そんな時、日頃から何をどの程度把握していると、1の場合も2の場合も迷いを減らす事が出来ます。

例えば、1の場合で鶏卵アレルギーの重症度で分けると

軽症:全卵5グラム程度は摂取可能で、パンに卵を使用しているレベルだと食べる事ができる

➡️災害時のあんパンも「食べれる」

中等症:全卵1gで軽度のアレルギー症状が出る。スナックパンなど微量の鶏卵を含んだパンなら食べた事がある

➡️災害時のあんパンは、特に照りが付いている部分は避けつつ、パン数口+あんこは「食べれる」もしくは、症状が出たとしても軽い症状で落ち着く

重症:全卵1g未満でアナフィラキシーが出る。

➡️基本的に「食べない」、もしくはパンのコンタミを想定しつつあんこだけを取り出して「食べる」

と、このようにアレルギー症状が出る可能性と、飢えを凌ぐ上で食べる事の必要性を天秤にかけながらも、対処が可能です。

震災で医薬品も乏しい状況である事も考慮すると、いざという時にアナフィラキシーを起こす可能性を孕みながら一か八かの摂取は、正に生死をかけた選択となりえます。

勿論、このような状況に一生縁が無い方もいらっしゃるでしょうし、明日もしくは数年の間にこのような事態になるかもしれません。

未来を予測出来ない以上、私としては少しでも多くの方にアレルゲンがどの程度摂取出来るか分かっていて欲しいし、感作を認めた食材があるならば、その食材が食べれるかどうか知っていていて欲しいのです。

数多くの食物アレルギーの患者さんを診させて頂いていると、一定の割合で負荷試験やアレルゲン摂取が怖くて、中々摂取が進まないご家族がいらっしゃいます。

そのようなご家庭では、以前にお子さんがアナフィラキシーレベルの強い症状を呈し、とても怖い思いをしたご経験がおありの場合や、症状の強さと関係なく元々ご家族の不安が強い場合などがあります。

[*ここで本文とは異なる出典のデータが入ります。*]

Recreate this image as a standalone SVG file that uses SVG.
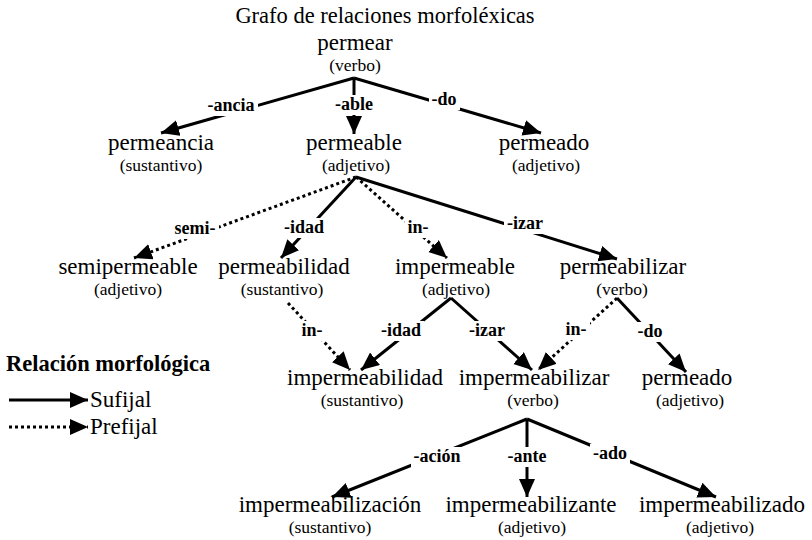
<svg xmlns="http://www.w3.org/2000/svg" width="812" height="540" viewBox="0 0 812 540">
<style>
.bg{fill:#fff}
.title{font-family:"Liberation Serif",serif;font-size:22.5px;fill:#000;text-anchor:middle}
.w{font-family:"Liberation Serif",serif;font-size:23px;fill:#000;text-anchor:middle}
.s{font-family:"Liberation Serif",serif;font-size:17.5px;fill:#000;text-anchor:middle}
.lb{font-family:"Liberation Serif",serif;font-size:18px;font-weight:bold;fill:#000;text-anchor:middle}
.lgt{font-family:"Liberation Serif",serif;font-size:22.5px;font-weight:bold;fill:#000}
.lgi{font-family:"Liberation Serif",serif;font-size:23px;fill:#000}
.suf{stroke:#000;stroke-width:3;fill:none;marker-end:url(#ah)}
.pre{stroke:#000;stroke-width:3;fill:none;stroke-dasharray:3 3;marker-end:url(#ah)}
.lbg{fill:#fff}
</style>
<defs>
<marker id="ah" markerUnits="userSpaceOnUse" markerWidth="19" markerHeight="17" refX="18" refY="8" orient="auto">
<path d="M0,0 L18,8 L0,16 z" fill="#000"/>
</marker>
</defs>
<rect class="bg" x="0" y="0" width="812" height="540"/>
<text class="title" x="385" y="23">Grafo de relaciones morfoléxicas</text>

<g id="connectors">
<line class="suf" x1="354" y1="78" x2="161" y2="133"/>
<line class="suf" x1="354" y1="78" x2="354" y2="134"/>
<line class="suf" x1="354" y1="78" x2="541" y2="133"/>
<line class="pre" x1="356" y1="177" x2="134" y2="258"/>
<line class="suf" x1="356" y1="177" x2="281" y2="258"/>
<line class="pre" x1="356" y1="177" x2="447" y2="258"/>
<line class="suf" x1="356" y1="177" x2="617" y2="259"/>
<line class="pre" x1="288" y1="303" x2="350" y2="370"/>
<line class="suf" x1="451" y1="298" x2="361" y2="370"/>
<line class="suf" x1="451" y1="298" x2="532" y2="370"/>
<line class="pre" x1="617" y1="298" x2="538" y2="370"/>
<line class="suf" x1="617" y1="298" x2="686" y2="372"/>
<line class="suf" x1="527" y1="419" x2="332" y2="497"/>
<line class="suf" x1="527" y1="419" x2="527" y2="497"/>
<line class="suf" x1="527" y1="419" x2="716" y2="497"/>
</g>

<g id="edge-labels">
<rect class="lbg" x="205" y="96" width="53" height="20"/><text class="lb" x="231" y="111">-ancia</text>
<rect class="lbg" x="332" y="95" width="44" height="20"/><text class="lb" x="354" y="110">-able</text>
<rect class="lbg" x="429" y="90" width="31" height="20"/><text class="lb" x="444" y="105">-do</text>
<rect class="lbg" x="172" y="219" width="47" height="20"/><text class="lb" x="195" y="234">semi-</text>
<rect class="lbg" x="282" y="218" width="45" height="20"/><text class="lb" x="304" y="233">-idad</text>
<rect class="lbg" x="405" y="218" width="27" height="20"/><text class="lb" x="418" y="233">in-</text>
<rect class="lbg" x="504" y="214" width="42" height="20"/><text class="lb" x="525" y="229">-izar</text>
<rect class="lbg" x="299" y="321" width="27" height="20"/><text class="lb" x="312" y="336">in-</text>
<rect class="lbg" x="379" y="321" width="45" height="20"/><text class="lb" x="401" y="336">-idad</text>
<rect class="lbg" x="466" y="321" width="42" height="20"/><text class="lb" x="487" y="336">-izar</text>
<rect class="lbg" x="563" y="320" width="27" height="20"/><text class="lb" x="576" y="335">in-</text>
<rect class="lbg" x="635" y="322" width="31" height="20"/><text class="lb" x="650" y="337">-do</text>
<rect class="lbg" x="411" y="447" width="53" height="20"/><text class="lb" x="437" y="462">-ación</text>
<rect class="lbg" x="505" y="447" width="45" height="20"/><text class="lb" x="527" y="462">-ante</text>
<rect class="lbg" x="590" y="444" width="40" height="20"/><text class="lb" x="610" y="459">-ado</text>
</g>

<g id="n-permear"><text class="w" x="355" y="50">permear</text><text class="s" x="355" y="71">(verbo)</text></g>
<g id="n-permeancia"><text class="w" x="161" y="150">permeancia</text><text class="s" x="161" y="171">(sustantivo)</text></g>
<g id="n-permeable"><text class="w" x="354" y="150">permeable</text><text class="s" x="356" y="171">(adjetivo)</text></g>
<g id="n-permeado1"><text class="w" x="544" y="150">permeado</text><text class="s" x="546" y="171">(adjetivo)</text></g>
<g id="n-semipermeable"><text class="w" x="128" y="274">semipermeable</text><text class="s" x="128" y="295">(adjetivo)</text></g>
<g id="n-permeabilidad"><text class="w" x="284" y="274">permeabilidad</text><text class="s" x="282" y="295">(sustantivo)</text></g>
<g id="n-impermeable"><text class="w" x="455" y="274">impermeable</text><text class="s" x="456" y="295">(adjetivo)</text></g>
<g id="n-permeabilizar"><text class="w" x="623" y="274">permeabilizar</text><text class="s" x="622" y="295">(verbo)</text></g>
<g id="n-impermeabilidad"><text class="w" x="365" y="385">impermeabilidad</text><text class="s" x="362" y="406">(sustantivo)</text></g>
<g id="n-impermeabilizar"><text class="w" x="534" y="385">impermeabilizar</text><text class="s" x="533" y="406">(verbo)</text></g>
<g id="n-permeado2"><text class="w" x="687" y="385">permeado</text><text class="s" x="690" y="406">(adjetivo)</text></g>
<g id="n-impermeabilizacion"><text class="w" x="330" y="512">impermeabilización</text><text class="s" x="330" y="533">(sustantivo)</text></g>
<g id="n-impermeabilizante"><text class="w" x="531" y="512">impermeabilizante</text><text class="s" x="532" y="533">(adjetivo)</text></g>
<g id="n-impermeabilizado"><text class="w" x="722" y="512">impermeabilizado</text><text class="s" x="720" y="533">(adjetivo)</text></g>

<g id="legend">
<text class="lgt" x="6" y="371">Relación morfológica</text>
<line class="suf" x1="9" y1="400" x2="88" y2="400"/>
<text class="lgi" x="90" y="407">Sufijal</text>
<line class="pre" x1="9" y1="427" x2="88" y2="427"/>
<text class="lgi" x="90" y="434">Prefijal</text>
</g>
</svg>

本人やご家族の不安が強い中、無理にアレルゲンを摂取しなさい!などとお伝えしたいわけではありませんが、人生における「まさか」がいつ来ても良いように準備を進めていて欲しいと先日の負荷試験でもお伝えした次第です。

ですが、特に思春期になり自分で考える事が出来るようになった食物アレルギーお子さんは、先日のブログでお示ししたように、ご自身やご家族と考えた上で微量のアレルゲンを摂取する意義は大きいのかもしれません。

以上、参考になれば幸いです。

ではまた次の記事にてお会いしましょう。